SACRAMENTO, Calif. (AP) — Doug Willis, who followed Ronald Reagan from the governor’s office to the presidential campaign trail and covered Jerry Brown’s first stint as governor during a three-decade career writing about California politics for The Associated Press, has died. He was 77.
He died Tuesday night at a hospital in Sacramento from complications following hip surgery, said his wife, Judy. He had been diagnosed with Alzheimer’s about three years ago and had been living in a memory-care home since summer, she said.
Judy Willis said it was especially sad that her husband suffered from dementia because he had such a quick wit, nimble mind and failsafe memory throughout his journalism career and their 22-year marriage.
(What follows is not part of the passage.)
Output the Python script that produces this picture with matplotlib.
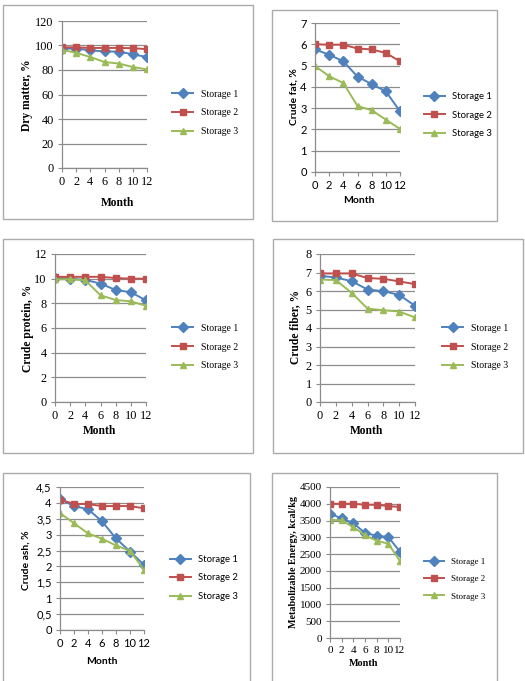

“Somebody once called him a walking encyclopedia,” she said. “It’s absolutely heartbreaking.”
Indeed, Willis was something of an anomaly in a profession notorious for its aversion to math: He had won a full-ride engineering scholarship to Stanford before getting bored with that major and switching to journalism.
Colleagues recalled him as a congenial but fierce competitor who never forgot a fact or let sources off the hook.
“He didn’t give up. He would get his question answered,” said Rebecca LaVally, a Sacramento State University communications lecturer who was a reporter and manager in the state capital for the competing wire service, United Press International, during the 1970s and 1980s.